Paying students to do their job

When I was a student, I considered it my job. But I didn’t expect to get paid for it by the school or by my parents. I worked hard because I wanted to learn. Gadfly’s Liam Julian argues that paying students is a lousy idea.

Michelle Rhee, the schools chancellor of Washington, D.C., plans to offer as much as $100 a month to “middle-school pupils who turn in their homework, make it to class, and maintain good grades.” Several foundations are funding “pay-kids-to-do-what-they-should” in various cities.

The problems begin with Rhee’s reasoning, an example of which is this: “When you have a job, your attendance is tracked, whether or not you’re doing what you’re supposed to be doing is tracked, and based on that you keep your job and you get a paycheck.” Schools, she insinuated, should be much the same.

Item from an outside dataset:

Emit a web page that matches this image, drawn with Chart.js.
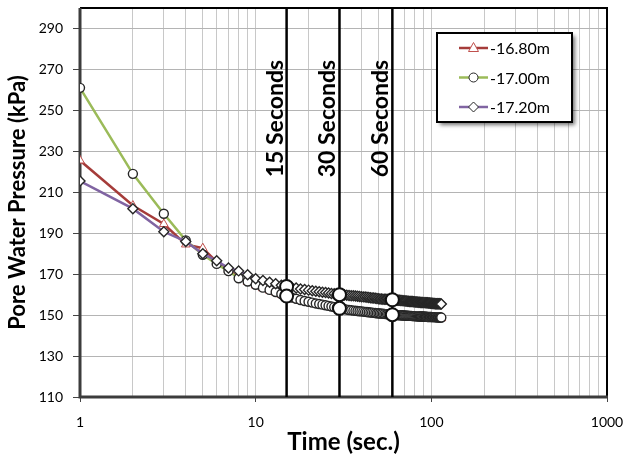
<!DOCTYPE html>
<html>
<head>
<meta charset="utf-8">
<script src="https://cdn.jsdelivr.net/npm/chart.js@4.4.0/dist/chart.umd.min.js"></script>
<style>
html, body { margin: 0; padding: 0; background: #fff; }
#wrap { width: 625px; height: 460px; }
</style>
</head>
<body>
<div id="wrap"><canvas id="myChart" width="625" height="460"></canvas></div>
<script>
// tempi di lettura (secondi)
var tempi = [
  1, 2, 3, 4, 5, 6, 7, 8, 9, 10,
  11, 12, 13, 14, 15, 16, 17, 18, 19, 20,
  21, 22, 23, 24, 25, 26, 27, 28, 29, 30,
  31, 32, 33, 34, 35, 36, 37, 38, 39, 40,
  41, 42, 43, 44, 45, 46, 47, 48, 49, 50,
  51, 52, 53, 54, 55, 56, 57, 58, 59, 60,
  61, 62, 63, 64, 65, 66, 67, 68, 69, 70,
  71, 72, 73, 74, 75, 76, 77, 78, 79, 80,
  81, 82, 83, 84, 85, 86, 87, 88, 89, 90,
  91, 92, 93, 94, 95, 96, 97, 98, 99, 100,
  101, 102, 103, 104, 105, 106, 107, 108, 109, 110,
  111, 112, 113, 114
];

// pressione interstiziale (kPa) alla profondita' -16.80m
var p1680 = [
  225.5, 203.5, 194.5, 184.5, 182.7, 176, 172, 168.5, 166.2, 164.5,
  163.1, 162, 161, 160, 159, 158.3, 157.7, 157.1, 156.6, 156.2,
  155.8, 155.4, 155.1, 154.8, 154.5, 154.2, 153.9, 153.6, 153.3, 153,
  152.8, 152.6, 152.4, 152.2, 152.1, 151.9, 151.8, 151.7, 151.6, 151.5,
  151.4, 151.3, 151.2, 151.1, 151, 150.9, 150.8, 150.7, 150.6, 150.6,
  150.5, 150.4, 150.4, 150.3, 150.2, 150.2, 150.1, 150.1, 150, 149.9,
  149.9, 149.8, 149.8, 149.7, 149.7, 149.6, 149.6, 149.6, 149.5, 149.5,
  149.5, 149.4, 149.4, 149.4, 149.3, 149.3, 149.3, 149.2, 149.2, 149.2,
  149.2, 149.1, 149.1, 149.1, 149.1, 149, 149, 149, 149, 149,
  148.9, 148.9, 148.9, 148.9, 148.8, 148.8, 148.8, 148.8, 148.8, 148.8,
  148.7, 148.7, 148.7, 148.7, 148.7, 148.7, 148.6, 148.6, 148.6, 148.6,
  148.6, 148.6, 148.5, 148.5
];

// pressione interstiziale (kPa) alla profondita' -17.00m
var p1700 = [
  261, 219, 199.5, 186.5, 179.5, 175, 171.5, 168, 166.4, 164.8,
  163.4, 162.3, 161.3, 160.3, 159.3, 158.6, 158, 157.4, 156.9, 156.5,
  156.1, 155.7, 155.4, 155.1, 154.8, 154.5, 154.2, 153.9, 153.6, 153.3,
  153.1, 152.9, 152.7, 152.5, 152.4, 152.2, 152.1, 152, 151.9, 151.8,
  151.7, 151.6, 151.5, 151.4, 151.3, 151.2, 151.1, 151, 150.9, 150.9,
  150.8, 150.7, 150.7, 150.6, 150.5, 150.5, 150.4, 150.4, 150.3, 150.2,
  150.2, 150.1, 150.1, 150, 150, 149.9, 149.9, 149.9, 149.8, 149.8,
  149.8, 149.7, 149.7, 149.7, 149.6, 149.6, 149.6, 149.5, 149.5, 149.5,
  149.5, 149.4, 149.4, 149.4, 149.4, 149.3, 149.3, 149.3, 149.3, 149.3,
  149.2, 149.2, 149.2, 149.2, 149.1, 149.1, 149.1, 149.1, 149.1, 149.1,
  149, 149, 149, 149, 149, 149, 148.9, 148.9, 148.9, 148.9,
  148.9, 148.9, 148.8, 148.8
];

// pressione interstiziale (kPa) alla profondita' -17.20m
var p1720 = [
  215.5, 202, 190.7, 186, 180, 176.5, 173, 171.6, 169.7, 167.8,
  166.9, 166.1, 165.3, 164.6, 164, 163.6, 163.2, 162.8, 162.5, 162.2,
  161.9, 161.6, 161.4, 161.2, 161, 160.8, 160.6, 160.4, 160.2, 160,
  159.9, 159.8, 159.7, 159.6, 159.5, 159.4, 159.3, 159.2, 159.1, 159,
  158.9, 158.8, 158.7, 158.6, 158.5, 158.4, 158.3, 158.2, 158.1, 158,
  157.9, 157.9, 157.8, 157.8, 157.7, 157.7, 157.6, 157.6, 157.5, 157.5,
  157.4, 157.4, 157.3, 157.3, 157.2, 157.2, 157.1, 157.1, 157, 157,
  156.9, 156.9, 156.8, 156.8, 156.7, 156.7, 156.6, 156.6, 156.5, 156.5,
  156.4, 156.4, 156.4, 156.3, 156.3, 156.3, 156.2, 156.2, 156.2, 156.1,
  156.1, 156.1, 156, 156, 156, 155.9, 155.9, 155.9, 155.8, 155.8,
  155.8, 155.7, 155.7, 155.7, 155.6, 155.6, 155.6, 155.6, 155.5, 155.5,
  155.5, 155.5, 155.4, 155.4
];

var serie_nomi = ['-16.80m', '-17.00m', '-17.20m'];

// assi
var y_min = 110;
var y_max = 300;
var etichette_y = [110, 130, 150, 170, 190, 210, 230, 250, 270, 290];
var etichette_x = [1, 10, 100, 1000];
var griglia_x = [
  1, 2, 3, 4, 5, 6, 7, 8, 9,
  10, 20, 30, 40, 50, 60, 70, 80, 90,
  100, 200, 300, 400, 500, 600, 700, 800, 900, 1000
];

// istanti evidenziati con linea verticale
var eventi = [15, 30, 60];
var eventi_testo = ['15 Seconds', '30 Seconds', '60 Seconds'];
var eventi_y_centro = 246;

function punti(valori) {
  var out = [];
  for (var i = 0; i < tempi.length; i++) {
    out.push({ x: tempi[i], y: valori[i] });
  }
  return out;
}

// cerchi grandi sulle linee verticali
var evidenziati = [];
for (var k = 0; k < eventi.length; k++) {
  var idx = tempi.indexOf(eventi[k]);
  evidenziati.push({ x: eventi[k], y: p1720[idx] });
  evidenziati.push({ x: eventi[k], y: p1700[idx] });
}

var datasets = [
  {
    label: 'evidenziati',
    data: evidenziati,
    showLine: false,
    pointStyle: 'circle',
    pointRadius: 6.5,
    pointBorderWidth: 2,
    pointBackgroundColor: '#fff',
    pointBorderColor: '#111',
    order: 0
  }
];

for (var k = 0; k < eventi.length; k++) {
  datasets.push({
    label: eventi_testo[k],
    data: [{ x: eventi[k], y: y_min }, { x: eventi[k], y: y_max }],
    borderColor: '#000',
    borderWidth: 2.5,
    pointRadius: 0,
    order: 1
  });
}

datasets.push({
  label: serie_nomi[2],
  data: punti(p1720),
  borderColor: '#8064a2',
  borderWidth: 2.5,
  pointStyle: 'rectRot',
  pointRadius: 5,
  pointBorderWidth: 1.4,
  pointBackgroundColor: '#fff',
  pointBorderColor: '#262626',
  order: 2
});
datasets.push({
  label: serie_nomi[1],
  data: punti(p1700),
  borderColor: '#9bbb59',
  borderWidth: 2.5,
  pointStyle: 'circle',
  pointRadius: 4.5,
  pointBorderWidth: 1.4,
  pointBackgroundColor: '#fff',
  pointBorderColor: '#262626',
  order: 3
});
datasets.push({
  label: serie_nomi[0],
  data: punti(p1680),
  borderColor: '#a53c3a',
  borderWidth: 2.5,
  pointStyle: 'triangle',
  pointRadius: 5,
  pointBorderWidth: 1,
  pointBackgroundColor: '#fff',
  pointBorderColor: '#c0504d',
  order: 4
});

function marcatore(ctx, stile, cx, cy) {
  ctx.beginPath();
  if (stile === 'circle') {
    ctx.arc(cx, cy, 4.5, 0, Math.PI * 2);
  } else if (stile === 'triangle') {
    ctx.moveTo(cx, cy - 5.5);
    ctx.lineTo(cx + 5, cy + 3.5);
    ctx.lineTo(cx - 5, cy + 3.5);
    ctx.closePath();
  } else {
    ctx.moveTo(cx, cy - 5);
    ctx.lineTo(cx + 5, cy);
    ctx.lineTo(cx, cy + 5);
    ctx.lineTo(cx - 5, cy);
    ctx.closePath();
  }
  ctx.fillStyle = '#fff';
  ctx.fill();
  ctx.stroke();
}

// bordo dell'area del grafico
var bordo = {
  id: 'bordo',
  beforeDatasetsDraw: function (chart) {
    var a = chart.chartArea;
    var ctx = chart.ctx;
    ctx.save();
    ctx.strokeStyle = '#000';
    ctx.lineWidth = 2;
    ctx.beginPath();
    ctx.moveTo(a.left, a.top);
    ctx.lineTo(a.right, a.top);
    ctx.lineTo(a.right, a.bottom);
    ctx.stroke();
    ctx.strokeStyle = '#3c3c3c';
    ctx.lineWidth = 3;
    ctx.beginPath();
    ctx.moveTo(a.left, a.top);
    ctx.lineTo(a.left, a.bottom);
    ctx.lineTo(a.right + 1, a.bottom);
    ctx.stroke();
    ctx.restore();
  }
};

// scritte verticali accanto alle linee + legenda
var annotazioni = {
  id: 'annotazioni',
  afterDatasetsDraw: function (chart) {
    var ctx = chart.ctx;
    var sx = chart.scales.x;
    var sy = chart.scales.y;
    var a = chart.chartArea;

    ctx.save();
    ctx.fillStyle = '#000';
    ctx.font = 'bold 23px Lato';
    ctx.textAlign = 'center';
    ctx.textBaseline = 'alphabetic';
    for (var i = 0; i < eventi.length; i++) {
      var px = sx.getPixelForValue(eventi[i]);
      ctx.save();
      ctx.translate(px - 4, sy.getPixelForValue(eventi_y_centro));
      ctx.rotate(-Math.PI / 2);
      ctx.fillText(eventi_testo[i], 0, 0);
      ctx.restore();
    }
    ctx.restore();

    // legenda
    var bx = a.right - 170, by = a.top + 25, bw = 135, bh = 89;
    ctx.save();
    ctx.shadowColor = 'rgba(0,0,0,0.55)';
    ctx.shadowBlur = 4;
    ctx.shadowOffsetX = 3;
    ctx.shadowOffsetY = 3;
    ctx.fillStyle = '#fff';
    ctx.fillRect(bx, by, bw, bh);
    ctx.restore();
    ctx.save();
    ctx.strokeStyle = '#000';
    ctx.lineWidth = 2;
    ctx.strokeRect(bx, by, bw, bh);

    var voci = chart.data.datasets.filter(function (d) {
      return serie_nomi.indexOf(d.label) >= 0;
    }).sort(function (p, q) {
      return serie_nomi.indexOf(p.label) - serie_nomi.indexOf(q.label);
    });
    for (var j = 0; j < voci.length; j++) {
      var ry = by + 15 + j * 29.5;
      ctx.strokeStyle = voci[j].borderColor;
      ctx.lineWidth = 2.5;
      ctx.beginPath();
      ctx.moveTo(bx + 22, ry);
      ctx.lineTo(bx + 51, ry);
      ctx.stroke();
      ctx.strokeStyle = voci[j].pointBorderColor;
      ctx.lineWidth = 1;
      marcatore(ctx, voci[j].pointStyle, bx + 36.5, ry);
      ctx.fillStyle = '#000';
      ctx.font = '16px Lato';
      ctx.textAlign = 'left';
      ctx.textBaseline = 'middle';
      ctx.fillText(voci[j].label, bx + 53, ry + 1);
    }
    ctx.restore();
  }
};

var ctx = document.getElementById('myChart').getContext('2d');

var myChart = new Chart(ctx, {
  type: 'line',
  data: { datasets: datasets },
  plugins: [bordo, annotazioni],
  options: {
    responsive: false,
    animation: false,
    events: [],
    layout: { autoPadding: false, padding: { top: 8, right: 18, left: 0, bottom: 0 } },
    elements: { line: { tension: 0 } },
    plugins: {
      legend: { display: false },
      tooltip: { enabled: false }
    },
    scales: {
      x: {
        type: 'logarithmic',
        min: 1,
        max: 1000,
        afterBuildTicks: function (scale) {
          scale.ticks = griglia_x.map(function (v) { return { value: v }; });
        },
        afterFit: function (scale) {
          scale.height = 63;
          scale.paddingLeft = 0;
          scale.paddingRight = 0;
        },
        ticks: {
          autoSkip: false,
          maxRotation: 0,
          padding: 12,
          color: '#000',
          font: { family: 'Lato', size: 14 },
          callback: function (v) {
            return etichette_x.indexOf(v) >= 0 ? String(v) : '';
          }
        },
        grid: {
          color: '#c8c8c8',
          lineWidth: 1,
          tickLength: 5,
          tickColor: function (c) {
            return c.tick && etichette_x.indexOf(c.tick.value) >= 0 ? '#444' : 'rgba(0,0,0,0)';
          }
        },
        border: { display: false },
        title: {
          display: true,
          text: 'Time (sec.)',
          color: '#000',
          font: { family: 'Lato', size: 24, weight: 'bold' },
          padding: { top: 0, bottom: 3 }
        }
      },
      y: {
        min: y_min,
        max: y_max,
        afterBuildTicks: function (scale) {
          scale.ticks = etichette_y.map(function (v) { return { value: v }; });
        },
        afterFit: function (scale) {
          scale.width = 80;
          scale.paddingTop = 0;
          scale.paddingBottom = 0;
        },
        ticks: {
          padding: 10,
          color: '#000',
          font: { family: 'Lato', size: 14 }
        },
        grid: {
          color: '#b4b4b4',
          lineWidth: 1,
          tickLength: 7,
          tickColor: '#444'
        },
        border: { display: false },
        title: {
          display: true,
          text: 'Pore Water Pressure (kPa)',
          color: '#000',
          font: { family: 'Lato', size: 22, weight: 'bold' },
          padding: { top: 5, bottom: 0 }
        }
      }
    }
  }
});
</script>
</body>
</html>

This view — and Rhee isn’t the only one to voice it — is illogical because schools are not analogous to employers and pupils are not analogous to workers. A school, unlike an employer, does not reap the services of its students — it provides services to them.

On the other side, Greg Forster makes the case for bribery on PJ Media.

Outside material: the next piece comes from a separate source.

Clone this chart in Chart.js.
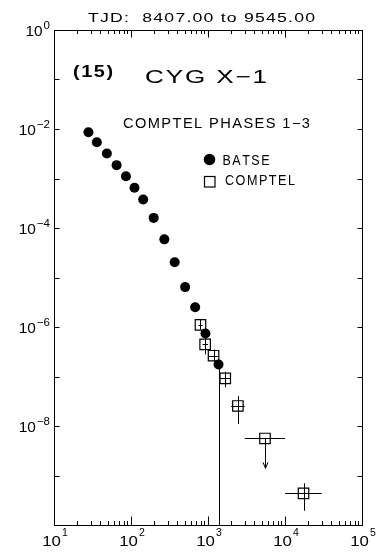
<!DOCTYPE html>
<html>
<head>
<meta charset="utf-8">
<script src="https://cdn.jsdelivr.net/npm/chart.js@4/dist/chart.umd.min.js"></script>
<style>
  html, body { margin: 0; padding: 0; background: #fff; }
  canvas { display: block; }
</style>
</head>
<body>
<canvas id="spec" width="385" height="555"></canvas>
<script>
// Cyg X-1 broad-band spectrum: BATSE (filled circles) and COMPTEL (open squares)
// Energy in keV, flux in photons cm^-2 s^-1 keV^-1

const batseEnergy = [28, 36, 48.6, 65, 86, 111, 144, 197, 271, 369, 505, 681, 927, 1371];
const batseFlux   = [8.6e-3, 5.4e-3, 3.2e-3, 1.86e-3, 1.11e-3, 6.5e-4, 3.77e-4, 1.6e-4,
                     5.9e-5, 2.04e-5, 6.4e-6, 2.5e-6, 7.4e-7, 1.75e-7];
// lower end of the flux error bar (null where it stays hidden under the marker)
const batseFluxLow = [null, null, null, null, null, null, null, null,
                      null, null, null, null, null, 1e-12];

const comptelEnergy   = [798, 918, 1180, 1676, 2444, 5495, 17400];
const comptelELow     = [750, 850, 1000, 1450, 2000, 3000, 10000];
const comptelEHigh    = [850, 1000, 1400, 1950, 3000, 10000, 30000];
const comptelFlux     = [1.1e-6, 4.47e-7, 2.63e-7, 9.2e-8, 2.54e-8, 5.6e-9, 4.37e-10];
const comptelFluxLow  = [8.8e-7, 2.8e-7, 2.0e-7, 6.05e-8, 1.1e-8, 1.4e-9, 1.94e-10];
const comptelFluxHigh = [1.4e-6, 6.2e-7, 3.5e-7, 1.25e-7, 4.04e-8, 5.6e-9, 6.96e-10];
const comptelUpperLimit = [false, false, false, false, false, true, false];

const xLabelValues = [10, 100, 1000, 10000, 100000];
const xLabelExps   = ['1', '2', '3', '4', '5'];
const yLabelValues = [1, 1e-2, 1e-4, 1e-6, 1e-8];
const yLabelExps   = ['0', '\u22122', '\u22124', '\u22126', '\u22128'];

const titleText   = 'TJD:  8407.00 to 9545.00';
const sourceId    = '(15)';
const sourceName  = 'CYG X\u22121';
const phaseText   = 'COMPTEL PHASES 1\u22123';
const legendNames = ['BATSE', 'COMPTEL'];

const FONT = '"Liberation Sans", Arial, Helvetica, sans-serif';

// Draw text glyph by glyph, widened to span a given width (plotter-style lettering)
function wideText(ctx, str, x, y, size, weight, width) {
  ctx.font = weight + ' ' + size + 'px ' + FONT;
  ctx.textAlign = 'left';
  ctx.textBaseline = 'alphabetic';
  const chars = Array.from(str);
  const gap = size * 0.1;
  const natural = chars.reduce((s, c) => s + ctx.measureText(c).width, 0);
  const sx = (width - gap * (chars.length - 1)) / natural;
  let cx = x;
  for (const c of chars) {
    const w = ctx.measureText(c).width * sx;
    ctx.save();
    ctx.translate(cx, y);
    ctx.scale(sx, 1);
    ctx.fillText(c, 0, 0);
    ctx.restore();
    cx += w + gap;
  }
  return cx - gap;
}

// "10" followed by a raised exponent; returns nothing, draws starting at x0
function powerLabel(ctx, exp, x0, baseY, baseSize, expY, expSize, stretch) {
  ctx.font = baseSize + 'px ' + FONT;
  const wb = ctx.measureText('10').width * stretch;
  ctx.save(); ctx.translate(x0, baseY); ctx.scale(stretch, 1); ctx.fillText('10', 0, 0); ctx.restore();
  ctx.font = expSize + 'px ' + FONT;
  ctx.fillText(exp, x0 + wb + 1, expY);
}

const errorBars = {
  id: 'errorBars',
  beforeDatasetsDraw(chart) {
    const ctx = chart.ctx, xs = chart.scales.x, ys = chart.scales.y, a = chart.chartArea;
    ctx.save();
    ctx.beginPath();
    ctx.rect(a.left, a.top, a.right - a.left, a.bottom - a.top);
    ctx.clip();
    ctx.strokeStyle = '#000';
    ctx.lineWidth = 1;
    // BATSE
    batseEnergy.forEach((e, i) => {
      if (batseFluxLow[i] === null) return;
      const px = Math.round(xs.getPixelForValue(e)) + 0.5;
      const py = ys.getPixelForValue(batseFlux[i]);
      const lo = ys.getPixelForValue(batseFluxLow[i]);
      ctx.beginPath(); ctx.moveTo(px, py); ctx.lineTo(px, lo); ctx.stroke();
    });
    // COMPTEL
    comptelEnergy.forEach((e, i) => {
      const px = Math.round(xs.getPixelForValue(e)) + 0.5;
      const py = Math.round(ys.getPixelForValue(comptelFlux[i])) + 0.5;
      const x0 = xs.getPixelForValue(comptelELow[i]);
      const x1 = xs.getPixelForValue(comptelEHigh[i]);
      ctx.beginPath(); ctx.moveTo(x0, py); ctx.lineTo(x1, py); ctx.stroke();
      const yLo = ys.getPixelForValue(comptelFluxLow[i]);
      const yHi = ys.getPixelForValue(comptelFluxHigh[i]);
      ctx.beginPath(); ctx.moveTo(px, yHi); ctx.lineTo(px, yLo); ctx.stroke();
      if (comptelUpperLimit[i]) {
        ctx.beginPath();
        ctx.moveTo(px - 2.5, yLo - 6); ctx.lineTo(px, yLo); ctx.lineTo(px + 2.5, yLo - 6);
        ctx.stroke();
      }
    });
    ctx.restore();
  }
};

const frameAndText = {
  id: 'frameAndText',
  afterDraw(chart) {
    const ctx = chart.ctx, xs = chart.scales.x, ys = chart.scales.y, a = chart.chartArea;
    ctx.save();
    ctx.strokeStyle = '#000';
    ctx.fillStyle = '#000';
    ctx.lineWidth = 1;
    const L = a.left + 0.5, R = a.right + 0.5, T = a.top + 0.5, B = a.bottom + 0.5;
    ctx.strokeRect(L, T, R - L, B - T);

    // x ticks: decades and 2..9 subdivisions, top and bottom, pointing inward
    ctx.beginPath();
    for (let d = 1; d <= 5; d++) {
      for (let k = 1; k <= 9; k++) {
        const v = k * Math.pow(10, d);
        if (v > 1e5) break;
        const px = Math.round(xs.getPixelForValue(v)) + 0.5;
        const major = k === 1;
        ctx.moveTo(px, B); ctx.lineTo(px, B - (major ? 9 : 4.5));
        ctx.moveTo(px, T); ctx.lineTo(px, T + (major ? 7 : 3.5));
      }
    }
    // y ticks: every decade, left and right
    for (let d = -9; d <= -1; d++) {
      const py = Math.round(ys.getPixelForValue(Math.pow(10, d))) + 0.5;
      ctx.moveTo(L, py); ctx.lineTo(L + 5, py);
      ctx.moveTo(R, py); ctx.lineTo(R - 5, py);
    }
    ctx.stroke();

    // axis labels: 10 with raised exponent
    ctx.textAlign = 'left';
    ctx.textBaseline = 'alphabetic';
    xLabelValues.forEach((v, i) => {
      const px = xs.getPixelForValue(v);
      ctx.font = '15px ' + FONT;
      const wb = ctx.measureText('10').width * 1.12 + 1;
      ctx.font = '10.5px ' + FONT;
      const we = ctx.measureText(xLabelExps[i]).width;
      const x0 = px + 1 - (wb + we) / 2;
      powerLabel(ctx, xLabelExps[i], x0, 546, 15, 535.5, 10.5, 1.12);
    });
    yLabelValues.forEach((v, i) => {
      const py = ys.getPixelForValue(v);
      ctx.font = '11.5px ' + FONT;
      const we = ctx.measureText(yLabelExps[i]).width;
      ctx.font = '14px ' + FONT;
      const wb = ctx.measureText('10').width * 1.1;
      const x0 = 50 - we - 1 - wb;
      powerLabel(ctx, yLabelExps[i], x0, py + 6, 14, py - 1.5, 11.5, 1.1);
    });

    // headings
    wideText(ctx, titleText, 88, 22, 12, 'normal', 227);
    wideText(ctx, sourceId, 73, 77, 16, 'bold', 40);
    wideText(ctx, sourceName, 145, 83, 18.5, 'normal', 122);
    wideText(ctx, phaseText, 123, 128, 14, 'normal', 187);

    // legend
    ctx.beginPath();
    ctx.arc(209.5, 159.5, 5.8, 0, Math.PI * 2);
    ctx.fill();
    ctx.lineWidth = 1.2;
    ctx.strokeRect(204.5, 176.5, 10.5, 10.5);
    wideText(ctx, legendNames[0], 222.5, 165, 15, 'normal', 47);
    wideText(ctx, legendNames[1], 225, 184.5, 15, 'normal', 70);
    ctx.restore();
  }
};

new Chart(document.getElementById('spec'), {
  type: 'scatter',
  data: {
    datasets: [
      {
        label: legendNames[0],
        data: batseEnergy.map((e, i) => ({ x: e, y: batseFlux[i] })),
        pointStyle: 'circle',
        pointRadius: 5,
        backgroundColor: '#000',
        borderColor: '#000',
        borderWidth: 0
      },
      {
        label: legendNames[1],
        data: comptelEnergy.map((e, i) => ({ x: e, y: comptelFlux[i] })),
        pointStyle: 'rect',
        pointRadius: 7.4,
        backgroundColor: 'rgba(0,0,0,0)',
        borderColor: '#000',
        borderWidth: 1.2
      }
    ]
  },
  options: {
    responsive: false,
    animation: false,
    layout: { padding: { left: 54, right: 23, top: 30, bottom: 30 } },
    plugins: { legend: { display: false }, tooltip: { enabled: false } },
    scales: {
      x: { type: 'logarithmic', min: 10, max: 1e5, display: false },
      y: { type: 'logarithmic', min: 1e-10, max: 1, display: false }
    }
  },
  plugins: [errorBars, frameAndText]
});
</script>
</body>
</html>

If kids don’t see the value in going to school and doing the work, that may be a result of poor instruction or learning problems: They’re not actually learning anything, so school seems like a waste of time. Perhaps their school experience has taught them that little is expected of them now or later.

If foundations want to fund pay-for-performance schemes, I suggest they put the money into college (or job training) scholarship funds for hard-working students. Connect doing tomorrow’s homework with a brighter future down the road.

About Joanne


  1. And, of course, employees can quit their jobs.

  2. What about parents who don’t want their kids having so much money to get into trouble with?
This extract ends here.